All this talk about whether Wisdom in Proverbs 8 is the Son in the Trinity, distracts us from delighting in this wonderful poem about God creating the world. In the poem, Wisdom is the first thing born from God because when God speaks to create, what else would come out of God’s mouth but Wisdom, right? God surely isn’t like me when I open my mouth to speak and nobody’s quite sure what’s going to come out. That Wisdom is the first born of God aligns with the ancient idea that I am sure many of you believe passionately, that the older you are the wiser you are. Can I have an amen from the seniors in the room?

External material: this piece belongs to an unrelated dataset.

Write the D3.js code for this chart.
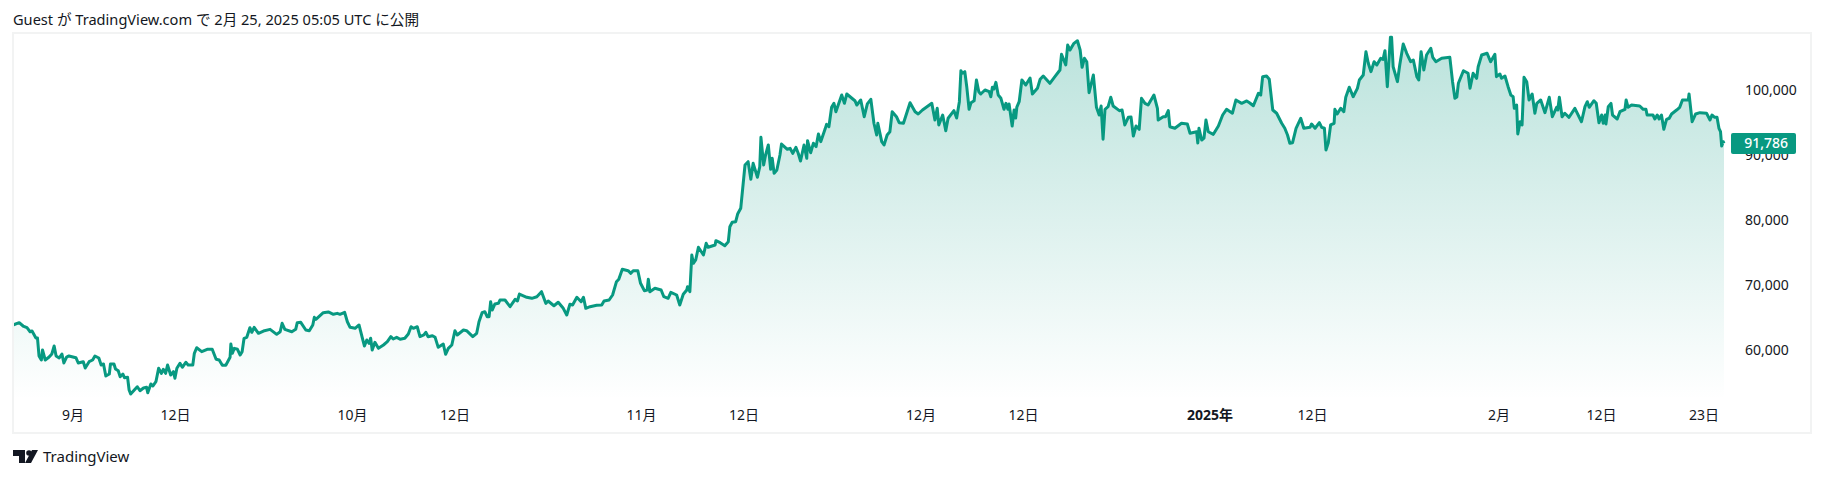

Once Wisdom is born, the poem is playful as this little girl seems to be running about as God does, what God does, create. It is an image that reminds me happily of a Disney animated movie with an enraptured child, magically enjoying the creative work of the fairy godmother. Wisdom sounds like a delighted, giggling girl as God raises up mountains and digs out oceans. And God seems to create just to delight that little girl.
This is the reassuring truth about God within this poem. God creates. This is what God does. When God acts, God creates. For all who think that there is nothing new under the sun. That what has been will always be, you don’t know God. God creates and because God is living, God is still creating. If God stops creating, not just God disappears, but we stop being, too. It is as simple as that. Next time you hear that tired old Greek belief that God never changes, say uh, uh. The Jewish God Jesus revealed is always changing because God lives. And the living God delights in creating.
The other truth in this wonderful creation poem is that God protects. The intention of God’s creation is to keep us safe. The oceans are told to stop here and go no further, because God’s precious cargo, is on that land. The mountains are planted at the corners to hold up the dome of the sky, like massive foundational pillars, so that the heavens and stars don’t crush us all underneath. Chaos is kept at bay, so that our lives are not overpowered. If we say yes to God and become co creators with God in our world, than we need to do those things that protect God’s world and keeps chaos at bay. Wise things that keep our oceans from rising and breaking their boundaries or blue skies from darkening into thick, muddy smog.
And the role of Wisdom in all of this is to simply take delight in what God has done and to share that delight with God’s crown jewel, you and I. Wisdom not only witnessed God’s creation, she is the link that explains God’s work of creation to us. Wisdom’s role, as the voice of God is to translate the language of God for us. God’s hopes are spoken by Wisdom so that they become our desires. Wisdom is the voice we should pay attention to in the cacophony of voices in the world vying for our attention. Wisdom is the voice of the creator, speaking words of love to the precious world.
What does any of this have to do with the Trinity? Maybe nothing. I do believe this poem encourages our imagination of God as Trinity. In God’s creative work we see a Father and Mother, who long to give birth. In God’s voice of Wisdom longing to be heard by us the beloved, we hear the Son whose actions speak God’s heart. In God’s ongoing, playful delight creating and recreating we see God’s Spirit, wonderfully present and with us today.